(Records with drawing code)
◇ ◇ ◇ ◇ ◇ ◇ ◇

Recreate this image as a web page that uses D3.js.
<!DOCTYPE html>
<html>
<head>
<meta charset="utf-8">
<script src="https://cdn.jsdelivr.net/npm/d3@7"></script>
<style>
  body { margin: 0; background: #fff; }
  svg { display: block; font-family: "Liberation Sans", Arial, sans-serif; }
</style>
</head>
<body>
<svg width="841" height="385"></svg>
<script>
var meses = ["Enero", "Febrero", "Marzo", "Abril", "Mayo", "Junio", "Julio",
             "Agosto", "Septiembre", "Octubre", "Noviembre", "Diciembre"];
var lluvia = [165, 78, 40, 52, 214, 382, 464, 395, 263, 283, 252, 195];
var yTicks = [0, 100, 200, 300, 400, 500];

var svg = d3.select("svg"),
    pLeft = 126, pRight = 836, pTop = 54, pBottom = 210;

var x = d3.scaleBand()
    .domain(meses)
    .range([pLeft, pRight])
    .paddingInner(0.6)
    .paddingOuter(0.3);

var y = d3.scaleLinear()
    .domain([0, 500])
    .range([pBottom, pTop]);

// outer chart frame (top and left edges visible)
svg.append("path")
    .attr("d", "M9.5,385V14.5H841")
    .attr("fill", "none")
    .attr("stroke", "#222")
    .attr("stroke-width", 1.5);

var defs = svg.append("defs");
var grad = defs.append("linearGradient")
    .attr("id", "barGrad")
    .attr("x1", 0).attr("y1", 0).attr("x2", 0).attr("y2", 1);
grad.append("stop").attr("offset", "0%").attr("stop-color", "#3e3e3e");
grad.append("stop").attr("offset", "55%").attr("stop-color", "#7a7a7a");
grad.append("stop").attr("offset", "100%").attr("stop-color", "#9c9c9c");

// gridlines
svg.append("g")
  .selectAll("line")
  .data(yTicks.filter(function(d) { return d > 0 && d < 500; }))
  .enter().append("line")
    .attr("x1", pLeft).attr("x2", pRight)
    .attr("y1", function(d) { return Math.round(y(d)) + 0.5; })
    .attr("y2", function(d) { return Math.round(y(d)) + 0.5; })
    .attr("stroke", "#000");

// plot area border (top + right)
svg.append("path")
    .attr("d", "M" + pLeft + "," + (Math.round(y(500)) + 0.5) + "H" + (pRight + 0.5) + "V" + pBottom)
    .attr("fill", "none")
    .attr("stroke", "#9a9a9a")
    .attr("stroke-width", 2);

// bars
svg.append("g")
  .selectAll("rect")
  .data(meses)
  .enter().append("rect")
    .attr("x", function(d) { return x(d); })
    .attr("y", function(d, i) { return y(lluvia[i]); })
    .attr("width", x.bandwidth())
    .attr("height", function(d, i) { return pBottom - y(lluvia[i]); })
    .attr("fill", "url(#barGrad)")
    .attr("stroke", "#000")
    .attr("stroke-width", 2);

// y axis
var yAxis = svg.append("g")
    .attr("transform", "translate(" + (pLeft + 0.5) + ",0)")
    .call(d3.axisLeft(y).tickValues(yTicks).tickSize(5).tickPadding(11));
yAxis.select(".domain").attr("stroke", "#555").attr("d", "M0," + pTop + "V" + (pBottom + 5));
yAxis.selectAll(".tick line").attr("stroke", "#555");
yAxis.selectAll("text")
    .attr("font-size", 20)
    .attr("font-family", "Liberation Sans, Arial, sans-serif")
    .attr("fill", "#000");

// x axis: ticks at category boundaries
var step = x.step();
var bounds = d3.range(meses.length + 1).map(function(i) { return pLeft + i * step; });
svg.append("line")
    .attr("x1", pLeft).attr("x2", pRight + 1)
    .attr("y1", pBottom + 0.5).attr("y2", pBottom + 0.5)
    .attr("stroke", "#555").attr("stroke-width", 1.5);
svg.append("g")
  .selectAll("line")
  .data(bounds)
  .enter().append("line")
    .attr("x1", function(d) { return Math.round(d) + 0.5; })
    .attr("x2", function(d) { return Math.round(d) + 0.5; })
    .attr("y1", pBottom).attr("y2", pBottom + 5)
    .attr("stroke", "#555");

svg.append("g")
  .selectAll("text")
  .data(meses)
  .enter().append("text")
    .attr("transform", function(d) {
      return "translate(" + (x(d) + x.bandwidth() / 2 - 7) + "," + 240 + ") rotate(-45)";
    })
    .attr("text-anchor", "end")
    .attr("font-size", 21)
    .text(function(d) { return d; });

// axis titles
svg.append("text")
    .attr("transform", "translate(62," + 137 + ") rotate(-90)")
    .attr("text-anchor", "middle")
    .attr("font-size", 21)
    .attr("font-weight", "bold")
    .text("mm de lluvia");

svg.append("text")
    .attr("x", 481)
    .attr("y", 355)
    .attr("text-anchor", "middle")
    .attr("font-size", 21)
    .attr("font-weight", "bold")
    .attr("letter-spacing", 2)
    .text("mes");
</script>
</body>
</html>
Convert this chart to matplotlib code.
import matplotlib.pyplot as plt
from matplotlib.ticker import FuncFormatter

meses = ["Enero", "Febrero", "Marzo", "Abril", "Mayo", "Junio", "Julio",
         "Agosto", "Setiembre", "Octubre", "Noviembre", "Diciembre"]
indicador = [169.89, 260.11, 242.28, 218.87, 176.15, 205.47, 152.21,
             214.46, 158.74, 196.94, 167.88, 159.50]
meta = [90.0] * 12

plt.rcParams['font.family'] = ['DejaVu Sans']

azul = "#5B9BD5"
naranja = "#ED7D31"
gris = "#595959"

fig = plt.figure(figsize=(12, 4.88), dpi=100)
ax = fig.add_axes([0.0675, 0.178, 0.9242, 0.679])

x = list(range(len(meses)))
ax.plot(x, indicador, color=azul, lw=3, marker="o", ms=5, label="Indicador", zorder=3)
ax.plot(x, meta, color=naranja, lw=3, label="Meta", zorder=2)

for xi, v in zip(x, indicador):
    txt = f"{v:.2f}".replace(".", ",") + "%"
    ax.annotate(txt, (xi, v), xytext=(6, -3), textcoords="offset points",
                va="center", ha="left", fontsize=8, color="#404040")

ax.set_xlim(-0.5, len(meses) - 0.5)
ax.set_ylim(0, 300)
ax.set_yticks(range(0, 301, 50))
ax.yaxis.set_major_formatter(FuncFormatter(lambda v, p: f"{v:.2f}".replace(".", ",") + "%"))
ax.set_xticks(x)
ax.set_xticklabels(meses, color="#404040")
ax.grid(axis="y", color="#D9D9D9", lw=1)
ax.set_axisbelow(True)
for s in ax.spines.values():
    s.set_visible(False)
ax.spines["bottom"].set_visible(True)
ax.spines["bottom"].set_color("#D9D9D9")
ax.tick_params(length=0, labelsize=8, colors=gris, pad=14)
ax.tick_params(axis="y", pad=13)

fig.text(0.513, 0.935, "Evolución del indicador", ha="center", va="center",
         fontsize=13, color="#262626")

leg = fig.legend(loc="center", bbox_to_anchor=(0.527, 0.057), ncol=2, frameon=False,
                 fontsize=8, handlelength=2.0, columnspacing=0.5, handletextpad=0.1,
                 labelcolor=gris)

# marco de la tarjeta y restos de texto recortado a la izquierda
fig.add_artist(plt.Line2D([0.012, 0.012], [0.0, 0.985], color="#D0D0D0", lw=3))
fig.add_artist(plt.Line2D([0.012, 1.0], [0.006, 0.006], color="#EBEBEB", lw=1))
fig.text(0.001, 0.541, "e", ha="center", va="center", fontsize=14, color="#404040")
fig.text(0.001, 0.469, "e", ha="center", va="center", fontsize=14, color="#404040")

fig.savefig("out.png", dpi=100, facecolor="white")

◇ ◇ ◇ ◇ ◇ ◇ ◇

What this task involves ::
Recopy all the lines exactly as they appear.

Final result ::
Recreate this image as a web page that uses D3.js.
<!DOCTYPE html>
<html>
<head>
<meta charset="utf-8">
<script src="https://cdn.jsdelivr.net/npm/d3@7"></script>
<style>
  body { margin: 0; background: #fff; }
  svg { display: block; font-family: "Liberation Sans", Arial, sans-serif; }
</style>
</head>
<body>
<svg width="841" height="385"></svg>
<script>
var meses = ["Enero", "Febrero", "Marzo", "Abril", "Mayo", "Junio", "Julio",
             "Agosto", "Septiembre", "Octubre", "Noviembre", "Diciembre"];
var lluvia = [165, 78, 40, 52, 214, 382, 464, 395, 263, 283, 252, 195];
var yTicks = [0, 100, 200, 300, 400, 500];

var svg = d3.select("svg"),
    pLeft = 126, pRight = 836, pTop = 54, pBottom = 210;

var x = d3.scaleBand()
    .domain(meses)
    .range([pLeft, pRight])
    .paddingInner(0.6)
    .paddingOuter(0.3);

var y = d3.scaleLinear()
    .domain([0, 500])
    .range([pBottom, pTop]);

// outer chart frame (top and left edges visible)
svg.append("path")
    .attr("d", "M9.5,385V14.5H841")
    .attr("fill", "none")
    .attr("stroke", "#222")
    .attr("stroke-width", 1.5);

var defs = svg.append("defs");
var grad = defs.append("linearGradient")
    .attr("id", "barGrad")
    .attr("x1", 0).attr("y1", 0).attr("x2", 0).attr("y2", 1);
grad.append("stop").attr("offset", "0%").attr("stop-color", "#3e3e3e");
grad.append("stop").attr("offset", "55%").attr("stop-color", "#7a7a7a");
grad.append("stop").attr("offset", "100%").attr("stop-color", "#9c9c9c");

// gridlines
svg.append("g")
  .selectAll("line")
  .data(yTicks.filter(function(d) { return d > 0 && d < 500; }))
  .enter().append("line")
    .attr("x1", pLeft).attr("x2", pRight)
    .attr("y1", function(d) { return Math.round(y(d)) + 0.5; })
    .attr("y2", function(d) { return Math.round(y(d)) + 0.5; })
    .attr("stroke", "#000");

// plot area border (top + right)
svg.append("path")
    .attr("d", "M" + pLeft + "," + (Math.round(y(500)) + 0.5) + "H" + (pRight + 0.5) + "V" + pBottom)
    .attr("fill", "none")
    .attr("stroke", "#9a9a9a")
    .attr("stroke-width", 2);

// bars
svg.append("g")
  .selectAll("rect")
  .data(meses)
  .enter().append("rect")
    .attr("x", function(d) { return x(d); })
    .attr("y", function(d, i) { return y(lluvia[i]); })
    .attr("width", x.bandwidth())
    .attr("height", function(d, i) { return pBottom - y(lluvia[i]); })
    .attr("fill", "url(#barGrad)")
    .attr("stroke", "#000")
    .attr("stroke-width", 2);

// y axis
var yAxis = svg.append("g")
    .attr("transform", "translate(" + (pLeft + 0.5) + ",0)")
    .call(d3.axisLeft(y).tickValues(yTicks).tickSize(5).tickPadding(11));
yAxis.select(".domain").attr("stroke", "#555").attr("d", "M0," + pTop + "V" + (pBottom + 5));
yAxis.selectAll(".tick line").attr("stroke", "#555");
yAxis.selectAll("text")
    .attr("font-size", 20)
    .attr("font-family", "Liberation Sans, Arial, sans-serif")
    .attr("fill", "#000");

// x axis: ticks at category boundaries
var step = x.step();
var bounds = d3.range(meses.length + 1).map(function(i) { return pLeft + i * step; });
svg.append("line")
    .attr("x1", pLeft).attr("x2", pRight + 1)
    .attr("y1", pBottom + 0.5).attr("y2", pBottom + 0.5)
    .attr("stroke", "#555").attr("stroke-width", 1.5);
svg.append("g")
  .selectAll("line")
  .data(bounds)
  .enter().append("line")
    .attr("x1", function(d) { return Math.round(d) + 0.5; })
    .attr("x2", function(d) { return Math.round(d) + 0.5; })
    .attr("y1", pBottom).attr("y2", pBottom + 5)
    .attr("stroke", "#555");

svg.append("g")
  .selectAll("text")
  .data(meses)
  .enter().append("text")
    .attr("transform", function(d) {
      return "translate(" + (x(d) + x.bandwidth() / 2 - 7) + "," + 240 + ") rotate(-45)";
    })
    .attr("text-anchor", "end")
    .attr("font-size", 21)
    .text(function(d) { return d; });

// axis titles
svg.append("text")
    .attr("transform", "translate(62," + 137 + ") rotate(-90)")
    .attr("text-anchor", "middle")
    .attr("font-size", 21)
    .attr("font-weight", "bold")
    .text("mm de lluvia");

svg.append("text")
    .attr("x", 481)
    .attr("y", 355)
    .attr("text-anchor", "middle")
    .attr("font-size", 21)
    .attr("font-weight", "bold")
    .attr("letter-spacing", 2)
    .text("mes");
</script>
</body>
</html>
Convert this chart to matplotlib code.
import matplotlib.pyplot as plt
from matplotlib.ticker import FuncFormatter

meses = ["Enero", "Febrero", "Marzo", "Abril", "Mayo", "Junio", "Julio",
         "Agosto", "Setiembre", "Octubre", "Noviembre", "Diciembre"]
indicador = [169.89, 260.11, 242.28, 218.87, 176.15, 205.47, 152.21,
             214.46, 158.74, 196.94, 167.88, 159.50]
meta = [90.0] * 12

plt.rcParams['font.family'] = ['DejaVu Sans']

azul = "#5B9BD5"
naranja = "#ED7D31"
gris = "#595959"

fig = plt.figure(figsize=(12, 4.88), dpi=100)
ax = fig.add_axes([0.0675, 0.178, 0.9242, 0.679])

x = list(range(len(meses)))
ax.plot(x, indicador, color=azul, lw=3, marker="o", ms=5, label="Indicador", zorder=3)
ax.plot(x, meta, color=naranja, lw=3, label="Meta", zorder=2)

for xi, v in zip(x, indicador):
    txt = f"{v:.2f}".replace(".", ",") + "%"
    ax.annotate(txt, (xi, v), xytext=(6, -3), textcoords="offset points",
                va="center", ha="left", fontsize=8, color="#404040")

ax.set_xlim(-0.5, len(meses) - 0.5)
ax.set_ylim(0, 300)
ax.set_yticks(range(0, 301, 50))
ax.yaxis.set_major_formatter(FuncFormatter(lambda v, p: f"{v:.2f}".replace(".", ",") + "%"))
ax.set_xticks(x)
ax.set_xticklabels(meses, color="#404040")
ax.grid(axis="y", color="#D9D9D9", lw=1)
ax.set_axisbelow(True)
for s in ax.spines.values():
    s.set_visible(False)
ax.spines["bottom"].set_visible(True)
ax.spines["bottom"].set_color("#D9D9D9")
ax.tick_params(length=0, labelsize=8, colors=gris, pad=14)
ax.tick_params(axis="y", pad=13)

fig.text(0.513, 0.935, "Evolución del indicador", ha="center", va="center",
         fontsize=13, color="#262626")

leg = fig.legend(loc="center", bbox_to_anchor=(0.527, 0.057), ncol=2, frameon=False,
                 fontsize=8, handlelength=2.0, columnspacing=0.5, handletextpad=0.1,
                 labelcolor=gris)

# marco de la tarjeta y restos de texto recortado a la izquierda
fig.add_artist(plt.Line2D([0.012, 0.012], [0.0, 0.985], color="#D0D0D0", lw=3))
fig.add_artist(plt.Line2D([0.012, 1.0], [0.006, 0.006], color="#EBEBEB", lw=1))
fig.text(0.001, 0.541, "e", ha="center", va="center", fontsize=14, color="#404040")
fig.text(0.001, 0.469, "e", ha="center", va="center", fontsize=14, color="#404040")

fig.savefig("out.png", dpi=100, facecolor="white")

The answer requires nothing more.